_Written request_
Give again, verbatim, the lines between the line that contains "What matplotlib code" and the line that contains "plt.rcParams['font.family'] = ['Liberation Sans', 'Noto", counting both ends. Pictures are excluded from the copy.

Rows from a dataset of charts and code
==========
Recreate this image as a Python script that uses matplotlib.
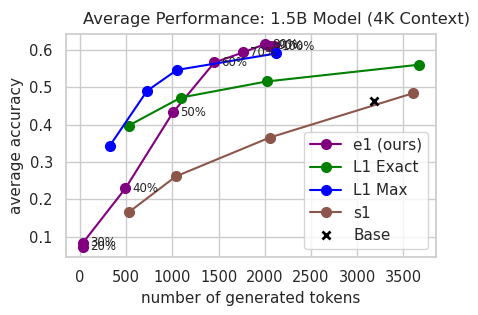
import matplotlib
matplotlib.use("Agg")
import matplotlib.pyplot as plt
import seaborn as sns

sns.set_theme(style="whitegrid", context="notebook")
plt.rcParams['font.family'] = ['DejaVu Sans']

# e1 (ours)
e1_tokens = [30, 32, 492, 1006, 1455, 1767, 2001, 2055, 2105]
e1_acc = [0.073, 0.084, 0.230, 0.433, 0.567, 0.594, 0.616, 0.612, 0.610]
e1_labels = ["20%", "30%", "40%", "50%", "60%", "70%", "80%", "90%", "100%"]

# L1 Exact
exact_tokens = [528, 1093, 2019, 3671]
exact_acc = [0.398, 0.473, 0.516, 0.561]

# L1 Max
max_tokens = [323, 726, 1050, 2120]
max_acc = [0.344, 0.491, 0.547, 0.591]

# s1
s1_tokens = [528, 1039, 2055, 3610]
s1_acc = [0.166, 0.262, 0.366, 0.485]

# Base
base_tokens = [3179]
base_acc = [0.4626]

xticks = [0, 500, 1000, 1500, 2000, 2500, 3000, 3500]

fig, ax = plt.subplots(figsize=(4.78, 3.15), dpi=100)
fig.subplots_adjust(left=0.138, right=0.912, top=0.892, bottom=0.184)

ax.plot(e1_tokens, e1_acc, '-o', color='purple', ms=7, label='e1 (ours)')
for x, y, t in zip(e1_tokens, e1_acc, e1_labels):
    ax.annotate(t, (x, y), xytext=(5, 0), textcoords='offset points',
                fontsize=8.5, va='center', color='#222222')
ax.plot(exact_tokens, exact_acc, '-o', color='green', ms=7, label='L1 Exact')
ax.plot(max_tokens, max_acc, '-o', color='blue', ms=7, label='L1 Max')
ax.plot(s1_tokens, s1_acc, '-o', color='tab:brown', ms=7, label='s1')
ax.plot(base_tokens, base_acc, 'x', color='black', markersize=6, mew=2, label='Base')

ax.set_xticks(xticks)
ax.tick_params(labelsize=10.5)
ax.set_xlabel('number of generated tokens', fontsize=11)
ax.set_ylabel('average accuracy', fontsize=11)
ax.set_title('Average Performance: 1.5B Model (4K Context)', fontsize=11.8, x=0.568, pad=7)
ax.legend(loc='lower right', fontsize=11)

plt.savefig('out.png', dpi=100)
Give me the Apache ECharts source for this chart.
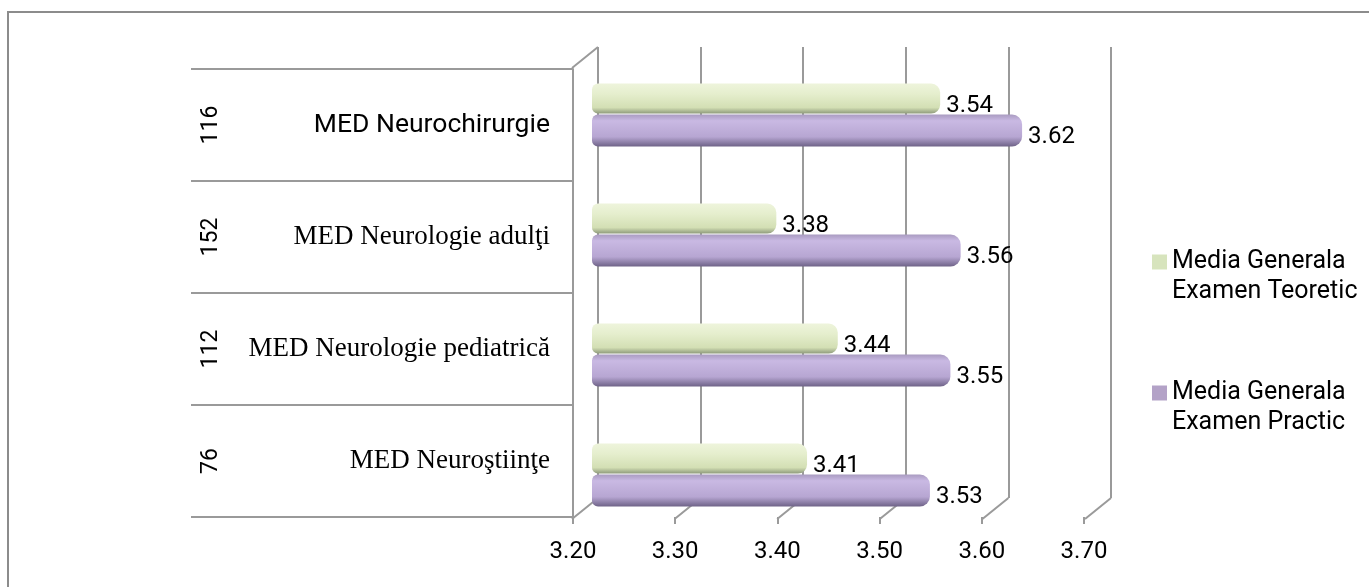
<html>
<head>
<meta charset="UTF-8">
<script src="https://cdn.jsdelivr.net/npm/echarts@6/dist/echarts.min.js"></script>
<title>Media generala</title>
<style>
	body { margin: 0; background: #fff; }
	#frame { position: absolute; left: 7px; top: 11px; width: 1400px; height: 620px;
		border-left: 2px solid #8c8c8c; border-top: 2px solid #8c8c8c; }
	#main { position: absolute; left: 0; top: 0; width: 1369px; height: 587px; }
</style>
</head>
<body>
	<div id="frame"></div>
	<div id="main"></div>
</body>
<script type="text/javascript">
	// date
	var categories = ['MED Neurochirurgie', 'MED Neurologie adulţi', 'MED Neurologie pediatrică', 'MED Neuroştiinţe'];
	var counts = ['116', '152', '112', '76'];
	var teoretic = [3.54, 3.38, 3.44, 3.41];
	var practic = [3.62, 3.56, 3.55, 3.53];
	var ticks = [3.2, 3.3, 3.4, 3.5, 3.6, 3.7];
	var seriesNames = ['Media Generala\nExamen Teoretic', 'Media Generala\nExamen Practic'];

	var gridLine = { color: '#9a9a9a', width: 2 };
	var sans = 'Roboto, "Open Sans", sans-serif';
	var serif = '"Liberation Serif", "DejaVu Serif", serif';

	var myChart = echarts.init(document.getElementById('main'));
	var option = {
		animation : false,
		grid : [
			{ left : 573, top : 69, width : 511, height : 448 },   // planul din fata
			{ left : 598, top : 47, width : 513, height : 451 },   // planul din spate
			{ left : 592, top : 55, width : 512, height : 480 },   // barele
			{ left : 573, top : 69, width : 511, height : 448 }    // numerele
		],
		legend : {
			orient : 'vertical',
			left : 1147,
			top : 212,
			itemWidth : 15,
			itemHeight : 15,
			itemGap : 41,
			icon : 'rect',
			// linie goala deasupra ca patratul sa stea in dreptul primului rand
			formatter : function(name) { return ' \n' + name; },
			textStyle : { fontSize : 25, lineHeight : 30, fontFamily : sans, color : '#000' },
			data : [
				{ name : seriesNames[0], itemStyle : { color : '#d7e4bd' } },
				{ name : seriesNames[1], itemStyle : { color : '#b3a2c7' } }
			]
		},
		xAxis : [ {
			gridIndex : 0, type : 'value', min : 3.2, max : 3.7, interval : 0.1,
			axisLine : { show : false },
			axisTick : { show : true, length : 7, lineStyle : gridLine },
			splitLine : { show : false },
			axisLabel : { fontSize : 24, fontFamily : sans, color : '#000', margin : 23,
				formatter : function(v) { return v.toFixed(2); } }
		}, {
			gridIndex : 1, type : 'value', min : 3.2, max : 3.7, interval : 0.1,
			axisLine : { show : false }, axisTick : { show : false }, axisLabel : { show : false },
			splitLine : { show : true, lineStyle : gridLine }
		}, {
			gridIndex : 2, type : 'value', min : 3.2, max : 3.7, show : false
		}, {
			gridIndex : 3, type : 'value', min : 3.2, max : 3.7, show : false
		} ],
		yAxis : [ {
			gridIndex : 0, type : 'category', inverse : true, data : categories,
			axisLine : { show : true, lineStyle : gridLine },
			axisTick : { show : false },
			axisLabel : {
				margin : 23,
				formatter : function(v, i) { return (i === 0 ? '{s|' : '{f|') + v + '}'; },
				rich : {
					s : { fontSize : 26.5, fontFamily : sans, color : '#000' },
					f : { fontSize : 27, fontFamily : serif, color : '#000' }
				}
			}
		}, {
			gridIndex : 1, type : 'value', min : 0, max : 1, show : false
		}, {
			gridIndex : 2, type : 'category', inverse : true, data : categories, show : false
		}, {
			gridIndex : 3, type : 'category', inverse : true, data : counts,
			axisLine : { show : false },
			axisTick : { show : true, length : 382, lineStyle : gridLine },
			axisLabel : { rotate : 90, margin : 350, fontSize : 23, fontFamily : sans, color : '#000' }
		} ],
		series : [ {
			// muchiile podelei si peretelui (3D)
			type : 'custom',
			xAxisIndex : 1,
			yAxisIndex : 1,
			silent : true,
			data : ticks.map(function(v) { return [v, 0]; }).concat([[ticks[0], 1]]),
			renderItem : function(params, api) {
				var p = api.coord([api.value(0), api.value(1)]);
				return {
					type : 'line',
					shape : { x1 : p[0], y1 : p[1], x2 : p[0] - 26, y2 : p[1] + 21 },
					style : { stroke : '#9a9a9a', lineWidth : 2 }
				};
			}
		}, {
			name : seriesNames[0],
			type : 'bar',
			xAxisIndex : 2,
			yAxisIndex : 2,
			data : teoretic,
			barWidth : 30,
			barGap : '3%',
			itemStyle : {
				borderRadius : [6, 9, 9, 6],
				color : new echarts.graphic.LinearGradient(0, 0, 0, 1, [
					{ offset : 0, color : '#eef4dc' },
					{ offset : 0.35, color : '#e5eecd' },
					{ offset : 0.8, color : '#d3dfb4' },
					{ offset : 1, color : '#8f9b7c' } ])
			},
			label : { show : true, position : 'right', distance : 6, offset : [0, 7],
				fontSize : 24, fontFamily : sans, color : '#000',
				formatter : function(p) { return p.value.toFixed(2); } }
		}, {
			name : seriesNames[1],
			type : 'bar',
			xAxisIndex : 2,
			yAxisIndex : 2,
			data : practic,
			barWidth : 32,
			itemStyle : {
				borderRadius : [6, 10, 10, 6],
				color : new echarts.graphic.LinearGradient(0, 0, 0, 1, [
					{ offset : 0, color : '#a99bc0' },
					{ offset : 0.2, color : '#c9b9e3' },
					{ offset : 0.7, color : '#b7a6d2' },
					{ offset : 1, color : '#6f6388' } ])
			},
			label : { show : true, position : 'right', distance : 6, offset : [0, 7],
				fontSize : 24, fontFamily : sans, color : '#000',
				formatter : function(p) { return p.value.toFixed(2); } }
		} ]
	};
	myChart.setOption(option);
</script>
</html>
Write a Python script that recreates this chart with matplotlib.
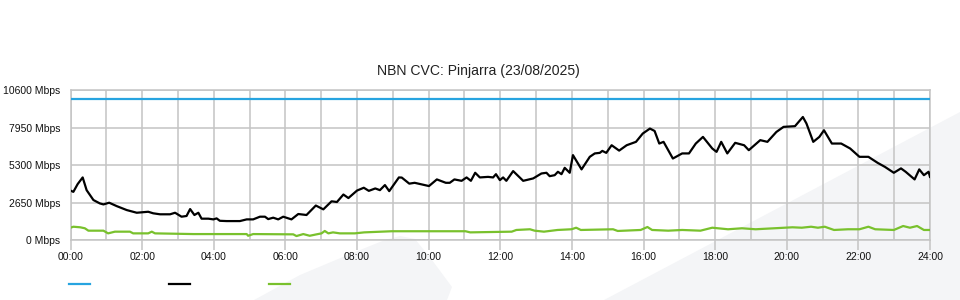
import matplotlib.pyplot as plt
from matplotlib.patches import Polygon
from matplotlib.ticker import MultipleLocator, FixedLocator

plt.rcParams['font.family'] = ['Liberation Sans', 'DejaVu Sans']

# hours since midnight / Mbps
black_hours = [0.0, 0.08, 0.2, 0.34, 0.45, 0.64, 0.82, 0.92, 1.08, 1.29, 1.57, 1.85,
               2.17, 2.31, 2.5, 2.78, 2.92, 3.1, 3.24, 3.34, 3.46, 3.57, 3.66, 3.85,
               3.99, 4.08, 4.17, 4.36, 4.73, 4.92, 5.1, 5.29, 5.43, 5.52, 5.66, 5.8,
               5.94, 6.17, 6.36, 6.59, 6.85, 7.06, 7.29, 7.44, 7.62, 7.76, 8.0, 8.19,
               8.33, 8.51, 8.64, 8.78, 8.9, 9.17, 9.25, 9.46, 9.61, 10.01, 10.23, 10.48,
               10.59, 10.72, 10.92, 11.06, 11.18, 11.3, 11.43, 11.66, 11.8, 11.88, 11.99,
               12.08, 12.17, 12.36, 12.64, 12.92, 13.15, 13.29, 13.38, 13.52, 13.61,
               13.71, 13.8, 13.94, 14.03, 14.27, 14.5, 14.64, 14.78, 14.85, 14.96, 15.11,
               15.32, 15.53, 15.79, 15.98, 16.18, 16.31, 16.44, 16.56, 16.82, 17.08,
               17.27, 17.46, 17.66, 17.92, 18.04, 18.17, 18.34, 18.56, 18.81, 18.94,
               19.26, 19.46, 19.71, 19.91, 20.23, 20.45, 20.55, 20.74, 20.91, 21.04,
               21.26, 21.52, 21.77, 22.03, 22.28, 22.54, 22.74, 22.99, 23.19, 23.32,
               23.57, 23.7, 23.83, 23.96, 24.0]
black_mbps = [3500, 3410, 3960, 4430, 3530, 2830, 2590, 2520, 2640, 2400, 2120, 1930,
              2000, 1890, 1820, 1820, 1930, 1650, 1700, 2190, 1770, 1930, 1510, 1510,
              1460, 1530, 1360, 1340, 1340, 1460, 1460, 1650, 1650, 1480, 1580, 1460,
              1650, 1460, 1840, 1770, 2440, 2170, 2740, 2690, 3220, 2970, 3500, 3700,
              3480, 3650, 3530, 3890, 3460, 4430, 4420, 3990, 4050, 3820, 4290, 4050,
              4050, 4290, 4190, 4430, 4190, 4760, 4430, 4470, 4430, 4660, 4240,
              4430, 4190, 4880, 4190, 4360, 4710, 4760, 4520, 4590, 4830,
              4660, 5110, 4760, 6010, 5000, 5890, 6130, 6170, 6310, 6170, 6710,
              6330, 6710, 6950, 7540, 7890, 7720, 6830, 6950, 5770, 6130,
              6130, 6830, 7300, 6480, 6240, 6950, 6130, 6880, 6710, 6360,
              7070, 6950, 7650, 8010, 8060, 8710, 8250, 6950, 7300, 7770,
              6830, 6830, 6480, 5890, 5890, 5460, 5180, 4760, 5070, 4830,
              4290, 5000, 4590, 4830, 4470]

green_hours = [0.0, 0.08, 0.27, 0.4, 0.5, 0.92, 1.05, 1.24, 1.66, 1.75, 2.17, 2.27,
               2.36, 3.43, 4.92, 4.96, 5.1, 6.22, 6.31, 6.5, 6.68, 6.87, 7.01, 7.1,
               7.2, 7.33, 7.52, 7.94, 8.2, 8.97, 11.03, 11.16, 12.32, 12.45, 12.83,
               12.96, 13.22, 13.6, 13.99, 14.12, 14.25, 15.15, 15.28, 15.92, 16.11,
               16.24, 16.69, 17.08, 17.59, 17.92, 18.36, 18.75, 19.13, 19.65, 20.16,
               20.42, 20.68, 20.87, 21.06, 21.32, 21.71, 22.03, 22.28, 22.47, 22.99,
               23.25, 23.44, 23.64, 23.83, 24.0]
green_mbps = [870, 940, 900, 830, 660, 660, 470, 590, 590, 470, 470, 590,
              470, 420, 420, 300, 420, 400, 280, 420, 300, 400, 470, 640,
              470, 540, 470, 470, 540, 620, 620, 540, 590, 710, 760,
              660, 590, 710, 760, 870, 710, 760, 640, 710, 920,
              710, 660, 710, 660, 870, 760, 830, 760, 830, 900,
              870, 940, 870, 940, 710, 760, 760, 940, 760, 710,
              990, 870, 990, 710, 710]

blue_hours = [0, 24]
blue_mbps = [10000, 10000]

y_ticks = [0, 2650, 5300, 7950, 10600]
x_ticks = list(range(0, 25, 2))
x_labels = [f"{h:02d}:00" for h in x_ticks]

grid_col = '#c4c4c4'

fig = plt.figure(figsize=(9.6, 3.0), dpi=100)

# faint background swooshes, kept behind the axes
swoosh_a = [(254, 300), (300, 275), (350, 254), (385, 240), (400, 236), (415, 239),
            (432, 260), (452, 287), (447, 300)]
swoosh_b = [(604, 300), (960, 112), (960, 300)]
for pts in (swoosh_a, swoosh_b):
    fig.patches.append(Polygon([(x / 960, (300 - y) / 300) for x, y in pts],
                               closed=True, transform=fig.transFigure,
                               facecolor='#f4f5f7', edgecolor='none', zorder=-5))

ax = fig.add_axes([70.5 / 960, 0.2, (930 - 70.5) / 960, (240 - 90.3) / 300])
ax.set_facecolor('none')
ax.set_zorder(1)

l_blue, = ax.plot(blue_hours, blue_mbps, color='#27a4e0', lw=1.6, zorder=3)
l_black, = ax.plot(black_hours, black_mbps, color='#000000', lw=1.6, zorder=4)
l_green, = ax.plot(green_hours, green_mbps, color='#79c12d', lw=1.6, zorder=3)

ax.set_xlim(0, 24)
ax.set_ylim(0, 10600)
ax.xaxis.set_major_locator(FixedLocator(x_ticks))
ax.xaxis.set_minor_locator(MultipleLocator(1))
ax.set_xticklabels(x_labels)
ax.set_yticks(y_ticks)
ax.set_yticklabels([f"{v} Mbps" for v in y_ticks])

ax.grid(True, which='both', color=grid_col, lw=1.1)
ax.tick_params(axis='x', which='major', direction='out', length=7.2, width=1.1,
               color=grid_col, labelsize=7.5, pad=1.5, labelcolor='#111111')
ax.tick_params(axis='x', which='minor', length=0)
ax.tick_params(axis='y', length=0, labelsize=7.5, pad=7.5, labelcolor='#111111')
for s in ax.spines.values():
    s.set_color(grid_col)
    s.set_linewidth(1.1)

fig.text(0.498, 229 / 300, 'NBN CVC: Pinjarra (23/08/2025)', ha='center', va='center',
         fontsize=10.1, color='#222222')

leg = fig.legend(handles=[l_blue, l_black, l_green], labels=['', '', ''], ncol=3,
                 loc='center left', bbox_to_anchor=(69 / 960, 15 / 300), frameon=False,
                 fontsize=7.5, handlelength=2.0, handletextpad=0, columnspacing=7.6,
                 borderpad=0, borderaxespad=0)
leg.set_zorder(2)

fig.savefig('out.png', dpi=100)
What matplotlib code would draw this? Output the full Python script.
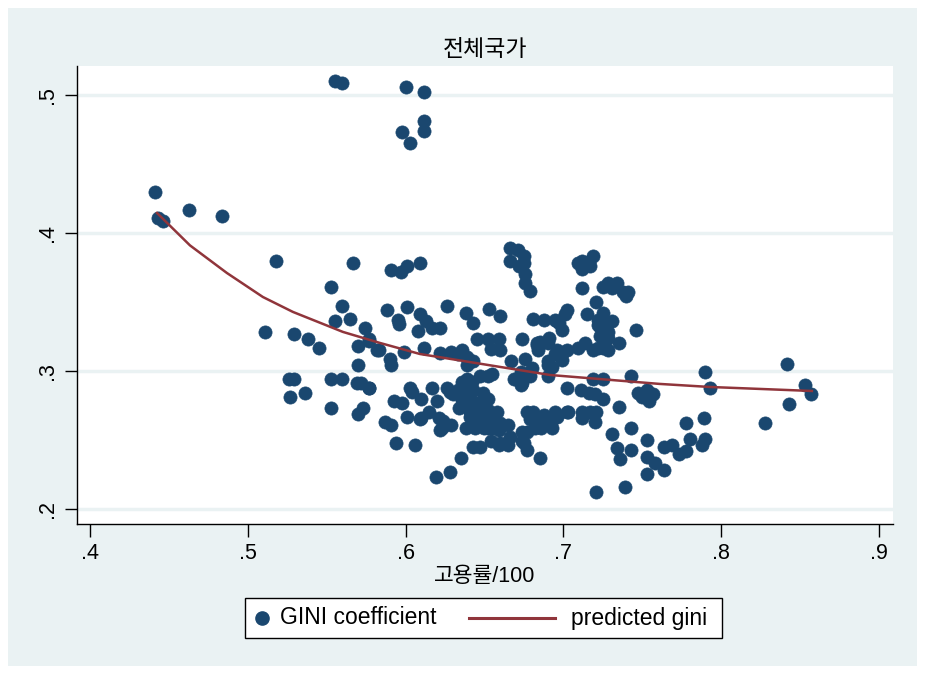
import matplotlib
matplotlib.use("Agg")
import matplotlib.pyplot as plt
from matplotlib.patches import Rectangle
from matplotlib.lines import Line2D

plt.rcParams['font.family'] = ['Liberation Sans', 'Noto Sans CJK KR', 'DejaVu Sans']

# GINI coefficient vs employment rate (고용률/100)
gini_x = [
    .555, .560, .600, .612, .612, .612, .598, .603,
    .441, .443, .446, .463, .484, .518, .511, .529, .538, .545, .526, .529,
    .527, .536, .553, .560, .569, .572, .577, .553, .570, .573, .567, .553,
    .560, .555, .565, .574, .577, .570, .582, .570,
    .591, .597, .601, .609,
    .666, .671, .666, .675, .675, .672, .676, .676, .679,
    .588, .601, .595, .596, .609, .613, .608, .617, .622, .626, .638, .643,
    .653, .660, .645, .652, .659, .654, .660, .681, .688, .674, .683, .691,
    .697, .699, .702, .577, .583, .590, .591, .599, .612, .622, .629, .633,
    .636, .639, .643, .639, .647, .652, .655, .667, .676, .680, .683, .684,
    .690, .693, .699, .673, .674, .679, .690, .701, .696, .721, .715, .725,
    .722, .723, .731, .728, .740, .746, .690, .696, .700, .702, .709, .714,
    .719, .725, .726, .728, .735, .690,
    .709, .712, .716, .719, .717, .712, .712, .725, .728, .731, .734, .738,
    .741, .695, .726, .722, .723, .728, .725, .722, .685, .695,
    .577, .603, .604, .617, .626, .628, .636, .639, .642, .636, .633, .640,
    .643, .639, .593, .598, .610, .620, .630, .636, .641, .649, .652, .648,
    .641, .645, .634, .641, .646, .652, .658, .641, .645, .650, .615, .621,
    .624, .629, .623, .610, .601, .609, .587, .591, .622, .638, .643, .647,
    .650, .653, .655, .659, .665, .641, .645, .649, .655, .660, .644, .652,
    .666, .674, .674, .677, .685, .677, .680, .684, .687, .692, .695, .696,
    .702, .693, .679, .682, .686, .677, .675, .665, .660, .654, .647, .643,
    .659, .594, .606, .635, .628, .619, .669, .673, .681, .688, .703, .712,
    .717, .721, .720, .712, .688, .702,
    .711, .716, .720, .725, .719, .725, .743, .747, .750, .754, .757, .753,
    .735, .743, .731, .734, .736, .743, .753, .753, .758, .764, .753, .764,
    .769, .773, .778, .780, .790, .788, .778, .789, .790, .793, .828, .842,
    .853, .857, .843, .721, .739,
]
gini_y = [
    .510, .509, .506, .502, .481, .474, .473, .465,
    .430, .411, .409, .417, .412, .380, .328, .327, .323, .317, .294, .294,
    .281, .284, .294, .294, .291, .291, .288, .273, .269, .273, .378, .361,
    .347, .336, .338, .331, .322, .318, .315, .304,
    .373, .372, .376, .378,
    .389, .388, .380, .383, .378, .376, .370, .364, .358,
    .344, .346, .337, .334, .341, .336, .329, .331, .331, .347, .342, .335,
    .345, .340, .323, .323, .323, .316, .315, .338, .337, .323, .320, .324,
    .335, .330, .344, .323, .315, .309, .304, .314, .317, .313, .314, .312,
    .315, .310, .307, .304, .296, .296, .298, .307, .309, .302, .319, .315,
    .307, .303, .308, .299, .291, .296, .296, .341, .336, .350, .341, .342,
    .337, .332, .336, .328, .354, .330, .320, .315, .314, .315, .317, .320,
    .315, .325, .320, .315, .320, .304,
    .378, .380, .379, .383, .376, .374, .360, .361, .364, .360, .364, .357,
    .357, .337, .334, .333, .325, .324, .317, .317, .321, .312,
    .288, .288, .285, .288, .288, .285, .292, .294, .292, .288, .286, .288,
    .286, .284, .278, .277, .280, .278, .283, .279, .283, .284, .280, .277,
    .278, .277, .273, .272, .274, .272, .270, .270, .268, .273, .270, .266,
    .264, .261, .259, .266, .267, .265, .263, .261, .257, .259, .263, .261,
    .259, .263, .259, .257, .261, .267, .265, .265, .265, .262, .259, .259,
    .252, .256, .249, .243, .237, .270, .266, .267, .263, .263, .270, .267,
    .270, .259, .265, .259, .259, .256, .248, .246, .248, .249, .245, .245,
    .246, .248, .246, .237, .227, .223, .294, .290, .270, .268, .270, .270,
    .270, .270, .263, .266, .263, .288,
    .286, .284, .283, .280, .294, .294, .296, .284, .281, .278, .283, .286,
    .274, .259, .254, .244, .236, .243, .250, .238, .233, .228, .225, .245,
    .246, .240, .242, .251, .251, .246, .262, .266, .299, .288, .262, .305,
    .290, .283, .276, .212, .216,
]

# predicted gini (fitted curve)
fit_x = [.4425, .4634, .4868, .5096, .5286, .5603, .5838, .6091, .6915, .7612, .7929, .8575]
fit_y = [.4145, .3910, .3710, .3536, .3428, .3283, .3203, .3123, .2971, .2906, .2884, .2855]

xticks = [.4, .5, .6, .7, .8, .9]
yticks = [.2, .3, .4, .5]

navy = '#1a476f'
maroon = '#90353b'
bg = '#eaf2f3'

fig = plt.figure(figsize=(9.25, 6.74), dpi=100)
fig.patch.set_facecolor('white')
fig.patches.append(Rectangle((8 / 925, 1 - 666 / 674), 909 / 925, 658 / 674,
                             transform=fig.transFigure, facecolor=bg,
                             edgecolor='none', zorder=-5))

ax = fig.add_axes([77 / 925, 1 - 524 / 674, 816 / 925, 458 / 674])
ax.set_facecolor('white')

ax.scatter(gini_x, gini_y, s=90, color=navy, edgecolors=navy,
           linewidths=0.5, zorder=3)
ax.plot(fit_x, fit_y, color=maroon, lw=1.8, zorder=4)

ax.set_xlim(.3918, .9089)
ax.set_ylim(.1891, .521)
ax.set_xticks(xticks)
ax.set_xticklabels(['.4', '.5', '.6', '.7', '.8', '.9'])
ax.set_yticks(yticks)
ax.set_yticklabels(['.2', '.3', '.4', '.5'], rotation=90, va='center')
for y in yticks:
    ax.axhline(y, color=bg, lw=2.5, zorder=1)

for s in ['top', 'right']:
    ax.spines[s].set_visible(False)
for s in ['left', 'bottom']:
    ax.spines[s].set_color('black')
    ax.spines[s].set_linewidth(1.0)
ax.tick_params(axis='both', direction='out', length=9, width=1, labelsize=15.5, pad=5)

ax.set_title('전체국가', fontsize=16.5, pad=7)
ax.set_xlabel('고용률/100', fontsize=15.5, labelpad=1)

# legend box drawn by hand (Stata layout: short marker key, long line key)
fig.patches.append(Rectangle((245 / 925, 1 - 638 / 674), 477 / 925, 40 / 674,
                             transform=fig.transFigure, facecolor='white',
                             edgecolor='black', lw=1.0, zorder=5))
ly = 1 - 618 / 674
fig.lines.append(Line2D([262 / 925], [ly], transform=fig.transFigure, marker='o',
                        ls='none', color=navy, markersize=9.5, zorder=6))
fig.lines.append(Line2D([469 / 925, 555 / 925], [ly, ly], transform=fig.transFigure,
                        color=maroon, lw=2.2, zorder=6))
fig.text(280 / 925, ly, 'GINI coefficient', fontsize=16.5, va='center', ha='left', zorder=6)
fig.text(571 / 925, ly, 'predicted gini', fontsize=16.5, va='center', ha='left', zorder=6)

fig.savefig('out.png', dpi=100)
==========
_Final answer_
What matplotlib code would draw this? Output the full Python script.
import matplotlib
matplotlib.use("Agg")
import matplotlib.pyplot as plt
from matplotlib.patches import Rectangle
from matplotlib.lines import Line2D

plt.rcParams['font.family'] = ['Liberation Sans', 'Noto Sans CJK KR', 'DejaVu Sans']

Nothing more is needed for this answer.